Carly Read, who spoke at the event, has a 3-year-old daughter with CF. She is frustrated that Orkambi is not available to help her daughter who fights the condition every day.
“There are drugs out there that could stop her lungs from deteriorating; stop me from having to watch my little girl suffer. People are already experiencing the amazing effects of this drug, but not in England because Vertex and the NHS can’t agree a price… My daughter’s life and many more are being determined by money!”
Before handing out the special awards, Gabby said: “I feel really privileged to be presenting the awards to five people who have gone that extra mile to make people aware of the Cystic Fibrosis Holiday Fund, raise money for the cause and do all this while living with the effects of Cystic Fibrosis.”

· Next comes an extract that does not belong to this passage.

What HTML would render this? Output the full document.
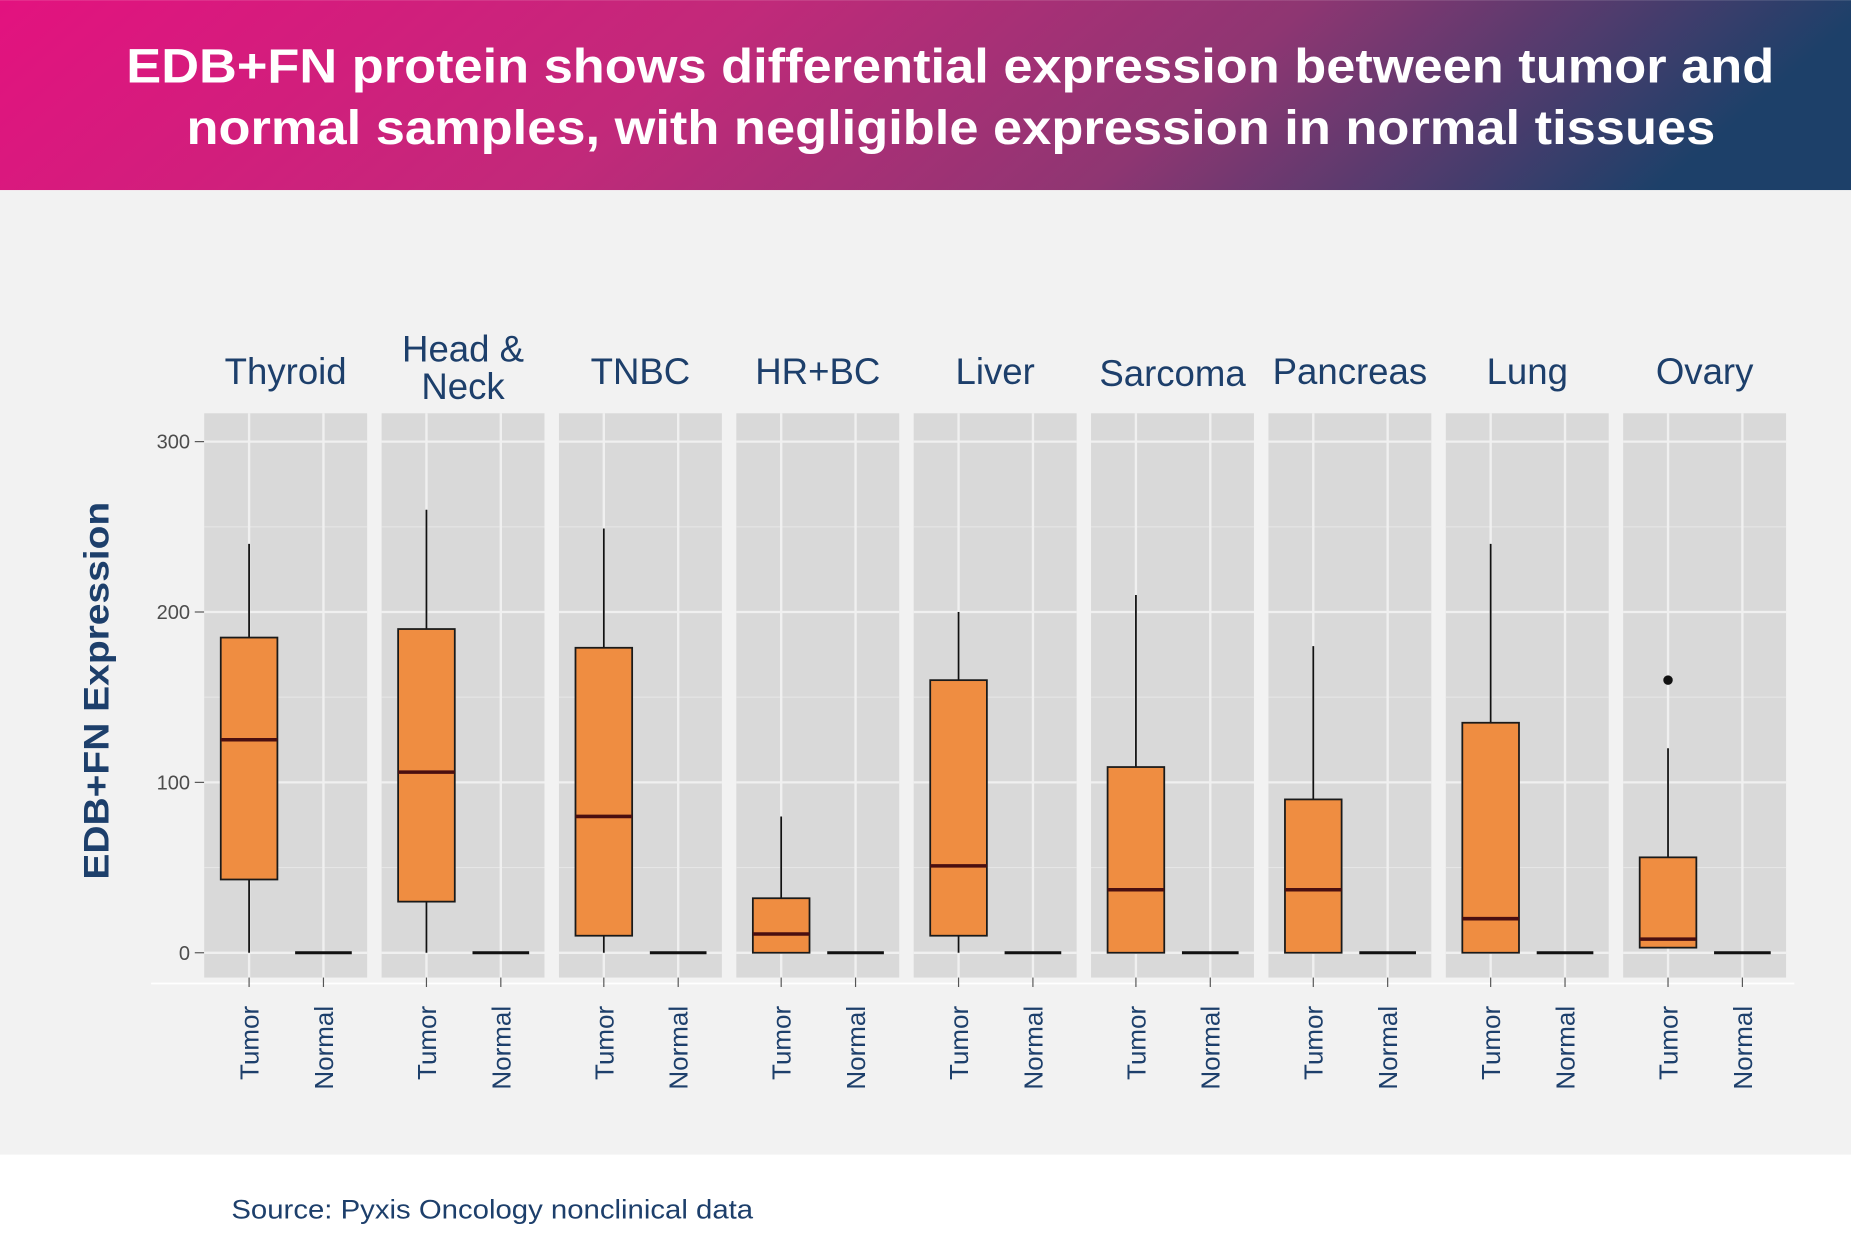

Here are the winners, and the incredible contributions they have med:
Outstanding Young Person – Hannah Lindley
Hannah Lindley, who was unable to attend due to the presence of another person with Cystic Fibrosis, was recognised for her wonderful ambassadorship of the CF Holiday Fund and for her strength and resilience in very testing times.
Hannah has been fighting tirelessly since her sister’s death from Cystic Fibrosis in 2015 to convince the government that the Cystic Fibrosis drug Orkambi should be available on the NHS, garnering more than 23,000 signatures!

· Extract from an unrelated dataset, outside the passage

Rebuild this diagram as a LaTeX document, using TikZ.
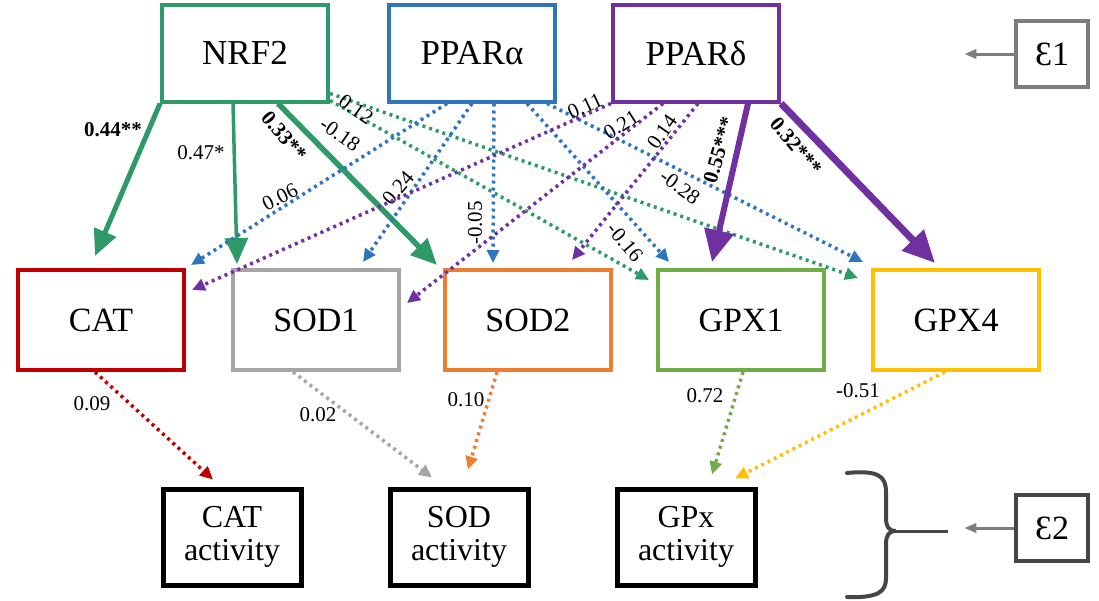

You can see Hannah Lindley’s Orkambi petition here: https://petition.parliament.uk/archived/petitions/126412
Community Fundraiser of the Year – Stephen Hayes
Stephen Hayes set up ‘Friends of CF’ in 2009 following the death of his daughter Leah from the condition. He said: “We were fortunate to benefit from the Cystic Fibrosis Holiday Fund in 2009 when we had a most memorable visit to London with Leah just before she passed.” The ‘Friends of CF’ have hosted the annual Leah’s Ball ever since with money raised going to the Cystic Fibrosis Holiday Fund and other CF charities.
Stephen was recognised for the extraordinary effort and commitment that goes into running Leah’s Ball and to say thank you for all the fundraising efforts.
Lifetime Service Award – Ruth & Ian Gordon
The Stuart Gordon Fund assists families affected by CF and other chronic ailments and was formed by Ruth and Ian in memory of their son Stuart who died aged just 23 in 1996 from CF. Ruth and Ian have run multiple fundraising events every year and the Cystic Fibrosis Holiday Fund has been a major beneficiary of their hard work.
In recognition of their service for the benefit of others and the countless children they have helped, Ruth and Ian Gordon were presented with the Lifetime Service Award.
Outstanding NHS CF Team Member – Katie Smith
Katie Smith is a Paediatric Cystic Fibrosis Social Worker at Southampton Children’s Hospital and was recognised for her enormous assistance to the Fund’s Family Revitalise programme in the Southampton area, nominating families, assisting with the paperwork and offering advice.
In 2019, Katie has designed a pilot project to measure health improvements in patients participating in the Family Revitalise programme by recording lung functions and other key indicators before and after the break. The Fund is immensely grateful for her support, skill, empathy and enthusiasm.
More about the Cystic Fibrosis Holiday Fund’s Family Revitalise programme…
The Cystic Fibrosis Holiday Fund’s Family Revitalise programme provides funded holidays to children, young people and their families and is made possible by CLC World Resorts & Hotels’ donation of free accommodation at their luxury resorts.
Graham Wilding, UK Managing Director CLC World, stated: “The value of holidays for families struggling with CF is demonstrated through the psychological uplift that follows which has a direct impact on the effectiveness of treatments and subsequent measurable health outcomes.
CLC World through its initiative, CLC World Charity Holidays, is proud to assist Cystic Fibrosis Holiday Fund through the donation of holiday accommodation at our resorts both in the UK and around the globe.”